### [What is being asked]
Take every line from the first down to the line with "const negMeans = [5,6.5,5,5,10.5,18.5,12.5,5.5,5];" and set it down exactly, without the pictures.

### [Information supplied]
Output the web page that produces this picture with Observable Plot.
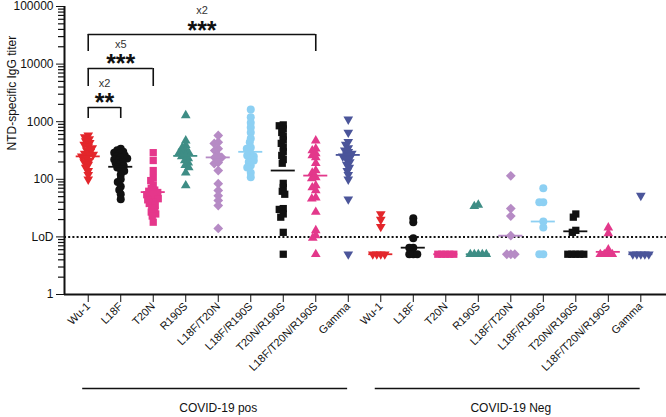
<!DOCTYPE html>
<html><head><meta charset="utf-8">
<script src="https://cdn.jsdelivr.net/npm/d3@7"></script>
<script src="https://cdn.jsdelivr.net/npm/@observablehq/plot@0.6"></script>
<style>
body{margin:0;background:#fff}
svg g[aria-label^="x-axis"] text{font-size:11px !important}
svg g[aria-label^="y-axis"] text{font-size:12px !important}
</style>
</head><body><div id="chart"></div>
<script>
// ---- categories ----
const variants = ["Wu-1","L18F","T20N","R190S","L18F/T20N","L18F/R190S","T20N/R190S","L18F/T20N/R190S","Gamma"];
const cohorts = ["COVID-19 pos","COVID-19 Neg"];

// ---- values: COVID-19 pos sera ----
const wu1Pos = [580,540,500,460,430,400,370,350,320,300,280,270,260,250,230,210,200,180,160,140,120,100];
const l18fPos = [340,320,300,290,280,260,250,240,230,220,210,200,190,180,170,160,150,140,120,100,90,75,65,55,45];
const t20nPos = [290,212,142,107,95,80,70,65,62,59,56,54,50,48,46,44,40,38,35,32,29,27,25,23,18];
const r190sPos = [1290,470,390,356,320,300,290,280,260,250,230,212,195,175,160,130,78];
const l18fT20nPos = [576,440,420,340,316,260,240,240,195,188,142,84,64,52,43,35,14];
const l18fR190sPos = [1630,1200,960,790,650,510,440,356,340,280,260,250,230,212,200,174,160,130,108];
const t20nR190sPos = [880,850,750,650,560,480,420,360,300,260,220,190,85,72,62,55,31,30,25,22,12,5];
const l18fT20nR190sPos = [470,340,316,280,259,240,190,142,130,108,103,78,72,64,48,46,27,13,10.6,9.6,5];
const gammaPos = [1100,650,450,400,350,320,300,280,260,250,240,220,200,180,160,140,120,100,45,5];

// ---- values: COVID-19 Neg sera ----
const wu1Neg = [25,20,15,5,5,5,5];
const l18fNeg = [21,18,9.5,6.5,6.5,5,5,5];
const t20nNeg = [5,5,5,5,5];
const r190sNeg = [36,34,5,5,5,5,5];
const l18fT20nNeg = [115,31,23,10.5,5,5,5];
const l18fR190sNeg = [70,40,40,18.5,14.5,5,5];
const t20nR190sNeg = [25,22,13,12,5,5,5,5,5];
const l18fT20nR190sNeg = [14.5,11.5,6,5,5,5,5];
const gammaNeg = [52,5,5,5,5,5];

// ---- group mean lines ----
const posMeans = [250,165,60,255,240,300,142,116,265];
const negMeans = [5,6.5,5,5,10.5,18.5,12.5,5.5,5];

// ---- y axis ----
const LoD = 10;
const yTicks = [1,10,100,1000,10000,100000];
const yTickLabels = ["1","LoD","100","1000","10000","100000"];

// ---- comparisons ----
const compPairs = [["Wu-1","L18F"],["Wu-1","T20N"],["Wu-1","L18F/T20N/R190S"]];
const compTop = [1765,8390,32650];
const compLeg = [1136,4084,16550];
const compStars = ["**","***","***"];
const compFold = ["x2","x5","x2"];

// ---- layout ----
const W = 666, H = 417;
const mTop = 6, mBottom = 123, mLeft = 64, mRight = 0;
const xDomain = [-0.73, 17.79];
const yDomain = [1, 100000];
const xs = Plot.scale({x: {domain: xDomain, range: [mLeft, W - mRight]}});
const ys = Plot.scale({y: {type: "log", domain: yDomain, range: [H - mBottom, mTop]}});

const colors = ["#e3262b","#111111","#e5378b","#3e8d85","#b68bc5","#8dd0f3","#111111","#e3388b","#4b559a"];
const downTri = {draw(ctx, size){const y = Math.sqrt(size/(3*Math.sqrt(3))); ctx.moveTo(0, 2*y); ctx.lineTo(-Math.sqrt(3)*y, -y); ctx.lineTo(Math.sqrt(3)*y, -y); ctx.closePath();}};
const diamond = {draw(ctx, size){const r = Math.sqrt(size/2); ctx.moveTo(0,-r); ctx.lineTo(r,0); ctx.lineTo(0,r); ctx.lineTo(-r,0); ctx.closePath();}};
const symbols = [downTri,"circle","square","triangle",diamond,"circle","square","triangle",downTri];
const radii = [3.6,4,4.1,3.6,3.9,4,4.1,3.6,3.6];

function swarmOffsets(vals, D) {
  const py = vals.map(v => ys.apply(v));
  const order = d3.range(vals.length).sort((a, b) => py[a] - py[b]);
  const placed = [], off = new Array(vals.length).fill(0);
  for (const i of order) {
    for (let s = 0; s < 400; s++) {
      const c = (s % 2 ? -1 : 1) * Math.ceil(s / 2) * 0.5;
      if (placed.every(j => (off[j] - c) ** 2 + (py[j] - py[i]) ** 2 >= D * D)) { off[i] = c; break; }
    }
    placed.push(i);
  }
  return off;
}

const posArrays = [wu1Pos,l18fPos,t20nPos,r190sPos,l18fT20nPos,l18fR190sPos,t20nR190sPos,l18fT20nR190sPos,gammaPos];
const negArrays = [wu1Neg,l18fNeg,t20nNeg,r190sNeg,l18fT20nNeg,l18fR190sNeg,t20nR190sNeg,l18fT20nR190sNeg,gammaNeg];
const rows = [];
[posArrays, negArrays].forEach((arrs, c) => arrs.forEach((vals, k) => {
  const idx = c * 9 + k;
  const offs = swarmOffsets(vals, 3.8);
  vals.forEach((v, j) => rows.push({cohort: cohorts[c], variant: variants[k], k, idx, value: v,
    x: xs.invert(xs.apply(idx) + offs[j])}));
}));
const means = [...posMeans.map((m, k) => ({k, idx: k, m})), ...negMeans.map((m, k) => ({k, idx: 9 + k, m}))];
const comps = compPairs.map(([a, b], i) => ({a: variants.indexOf(a), b: variants.indexOf(b), top: compTop[i], leg: compLeg[i], stars: compStars[i], fold: compFold[i]}));
const spans = cohorts.map((c, i) => ({c, first: i * 9, last: i * 9 + 8}));
const minorTicks = [];
for (let e = 0; e < 5; e++) for (let m = 2; m <= 9; m++) minorTicks.push(m * 10 ** e);
const axisX0 = xDomain[0];
const minorX1 = xs.invert(mLeft - 6);

const marks = [
  Plot.ruleY([LoD], {strokeDasharray: "2,2.2", strokeWidth: 2, stroke: "#111"}),
  Plot.ruleY(minorTicks, {y: d => d, x1: minorX1, x2: axisX0, strokeWidth: 1.2, stroke: "#111"}),
  Plot.ruleY([1], {strokeWidth: 2, stroke: "#111"}),
  Plot.ruleX([axisX0], {strokeWidth: 2, stroke: "#111"}),
];
for (let k = 0; k < 9; k++) {
  marks.push(Plot.dot(rows.filter(d => d.k === k), {x: "x", y: "value", fill: colors[k], symbol: symbols[k], r: radii[k]}));
}
for (let k = 0; k < 9; k++) {
  marks.push(Plot.ruleY(means.filter(d => d.k === k), {y: "m", x1: d => d.idx - 0.37, x2: d => d.idx + 0.37, stroke: colors[k], strokeWidth: 1.8}));
}
marks.push(
  Plot.ruleY(comps, {y: "top", x1: "a", x2: "b", strokeWidth: 1.6, stroke: "#111"}),
  Plot.ruleX(comps, {x: "a", y1: "leg", y2: "top", strokeWidth: 1.6, stroke: "#111"}),
  Plot.ruleX(comps, {x: "b", y1: "leg", y2: "top", strokeWidth: 1.6, stroke: "#111"}),
  Plot.text(comps, {x: d => (d.a + d.b) / 2, y: "top", text: "stars", fontSize: 25, fontWeight: "bold", lineAnchor: "bottom", dy: 4, fill: "#111"}),
  Plot.text(comps, {x: d => (d.a + d.b) / 2, y: "top", text: "fold", fontSize: 11, dy: -24, fill: "#333"}),
  Plot.text(["NTD-specific IgG titer"], {frameAnchor: "left", text: d => d, dx: -52, rotate: -90, fontSize: 12, fill: "#111"}),
  Plot.ruleY(spans, {y: () => 1, x1: d => d.first - 0.17, x2: d => d.last - 0.02, dy: 94, strokeWidth: 1.5, stroke: "#111"}),
  Plot.text(spans, {x: d => (d.first + d.last) / 2, y: () => 1, text: "c", dy: 114, fontSize: 12, fill: "#111"})
);

const chart = Plot.plot({
  width: W, height: H,
  marginTop: mTop, marginBottom: mBottom, marginLeft: mLeft, marginRight: mRight,
  style: {fontFamily: "'Liberation Sans', Arial, sans-serif", fontSize: "12px", background: "#fff", color: "#111", overflow: "visible"},
  x: {domain: xDomain, ticks: d3.range(18), tickFormat: i => variants[i % 9], tickRotate: -45, tickSize: 8, tickPadding: 2, label: null},
  y: {type: "log", domain: yDomain, ticks: yTicks, tickFormat: d => yTickLabels[yTicks.indexOf(d)], tickSize: 8, tickPadding: 3, label: null},
  marks
});
document.getElementById("chart").appendChild(chart);
</script>
</body></html>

### [The result]
Output the web page that produces this picture with Observable Plot.
<!DOCTYPE html>
<html><head><meta charset="utf-8">
<script src="https://cdn.jsdelivr.net/npm/d3@7"></script>
<script src="https://cdn.jsdelivr.net/npm/@observablehq/plot@0.6"></script>
<style>
body{margin:0;background:#fff}
svg g[aria-label^="x-axis"] text{font-size:11px !important}
svg g[aria-label^="y-axis"] text{font-size:12px !important}
</style>
</head><body><div id="chart"></div>
<script>
// ---- categories ----
const variants = ["Wu-1","L18F","T20N","R190S","L18F/T20N","L18F/R190S","T20N/R190S","L18F/T20N/R190S","Gamma"];
const cohorts = ["COVID-19 pos","COVID-19 Neg"];

// ---- values: COVID-19 pos sera ----
const wu1Pos = [580,540,500,460,430,400,370,350,320,300,280,270,260,250,230,210,200,180,160,140,120,100];
const l18fPos = [340,320,300,290,280,260,250,240,230,220,210,200,190,180,170,160,150,140,120,100,90,75,65,55,45];
const t20nPos = [290,212,142,107,95,80,70,65,62,59,56,54,50,48,46,44,40,38,35,32,29,27,25,23,18];
const r190sPos = [1290,470,390,356,320,300,290,280,260,250,230,212,195,175,160,130,78];
const l18fT20nPos = [576,440,420,340,316,260,240,240,195,188,142,84,64,52,43,35,14];
const l18fR190sPos = [1630,1200,960,790,650,510,440,356,340,280,260,250,230,212,200,174,160,130,108];
const t20nR190sPos = [880,850,750,650,560,480,420,360,300,260,220,190,85,72,62,55,31,30,25,22,12,5];
const l18fT20nR190sPos = [470,340,316,280,259,240,190,142,130,108,103,78,72,64,48,46,27,13,10.6,9.6,5];
const gammaPos = [1100,650,450,400,350,320,300,280,260,250,240,220,200,180,160,140,120,100,45,5];

// ---- values: COVID-19 Neg sera ----
const wu1Neg = [25,20,15,5,5,5,5];
const l18fNeg = [21,18,9.5,6.5,6.5,5,5,5];
const t20nNeg = [5,5,5,5,5];
const r190sNeg = [36,34,5,5,5,5,5];
const l18fT20nNeg = [115,31,23,10.5,5,5,5];
const l18fR190sNeg = [70,40,40,18.5,14.5,5,5];
const t20nR190sNeg = [25,22,13,12,5,5,5,5,5];
const l18fT20nR190sNeg = [14.5,11.5,6,5,5,5,5];
const gammaNeg = [52,5,5,5,5,5];

// ---- group mean lines ----
const posMeans = [250,165,60,255,240,300,142,116,265];
const negMeans = [5,6.5,5,5,10.5,18.5,12.5,5.5,5];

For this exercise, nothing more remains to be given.